WALES — Oak Hill girls’ basketball coach Mike Labonte knows it can be a real grind when teams play his team.
The Raiders were their deliberate and steady selves through three quarters before ratcheting up the action and pulling away from fast-and-furious Spruce Mountain (8-8) in the fourth quarter for a 45-31 victory Friday night.
“We typically grind games out and stuff,” Labonte, whose team has beaten the Phoenix twice this season and is now 15-1, said, “and that’s kind of our mantra.
“It’s a close game or it will be tied, it might be down and the next thing you know you look up and we are winning by 15. It is just a grind. Our girls are really good at that.”
The first half featured a neck-and-neck battle, with Spruce building an 11-8 lead after the first quarter. But the Raiders reeled off 13 points and held Spruce to six points in the second quarter to take command with a 21-17 lead.
“I saw at times when we got a little bit more composed,” Labonte said. “As the game progressed, we settled down and of course it is always good to make a couple of shots. That’s always helpful.
“Spruce Mountain did a great job and they will have fun with Winthrop tomorrow.”
The great divide between the two teams widened when the Raiders started hitting shots from the perimeter in the third and fourth quarters as well as crashing the boards.
There was only one double-digit scorer from Oak Hill because a majority of the team got into the act, and it explains the six 3-pointers that came in quite handy down the stretch.
Junior guard Desirae Dumais knocked down three of the six 3-pointers for nine points, but it was senior forward Abby Nadeau who turned in the team-high 11 points and went 3-fo-4 from the free-throw line.
Spruce Mountain senior guard Haley Turcotte threw in the game-high 12 points. Teammate and junior guard Jaycee Cole collected eight points. Both Turcotte and Cole each dropped in a pair of 3-pointers.

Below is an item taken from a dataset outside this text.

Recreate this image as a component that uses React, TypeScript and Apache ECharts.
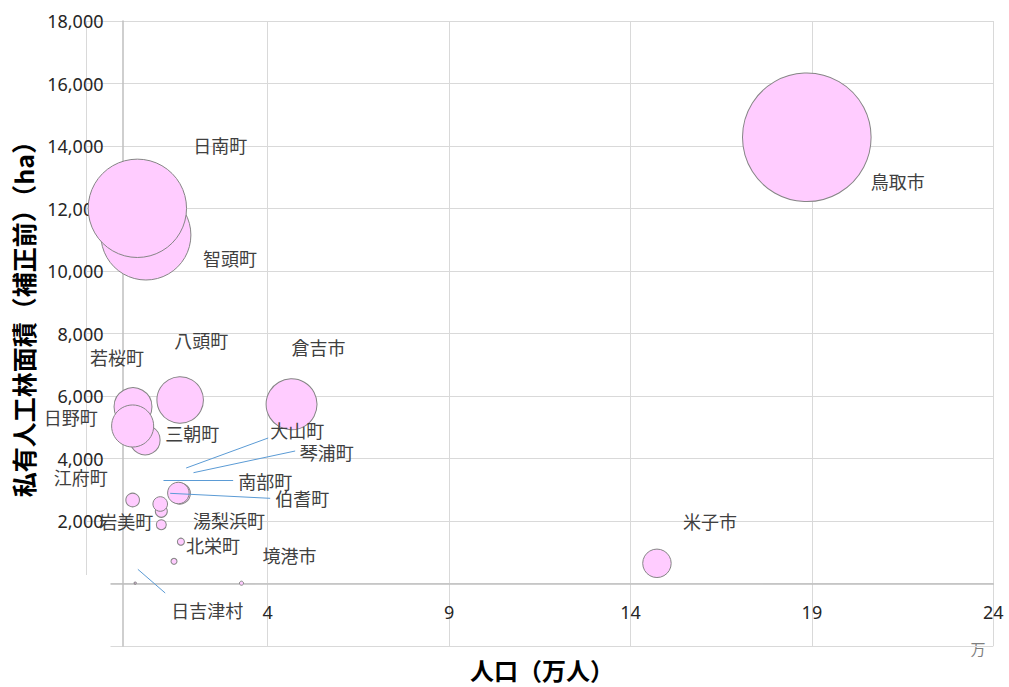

“Coming into it, we wanted to challenge them from the perimeter, make them beat us from out there. I thought we did a really good job,” Spruce Mountain coach Zach Keene said. “The difference to me was the rebounding. It is tough to rebound out of a zone, and they crash hard and they are physical. That’s what happens, I guess, but as far what we made them try to do, I thought we did a good job of it, certainly the first three and half quarters.
“That’s arguably the best team in the conference … on the road. Relatively short-handed without a starter and executed a game plan exactly how I wanted to do it and went toe-to-toe with them. I told them I don’t measure losses … but I was proud of their effort.”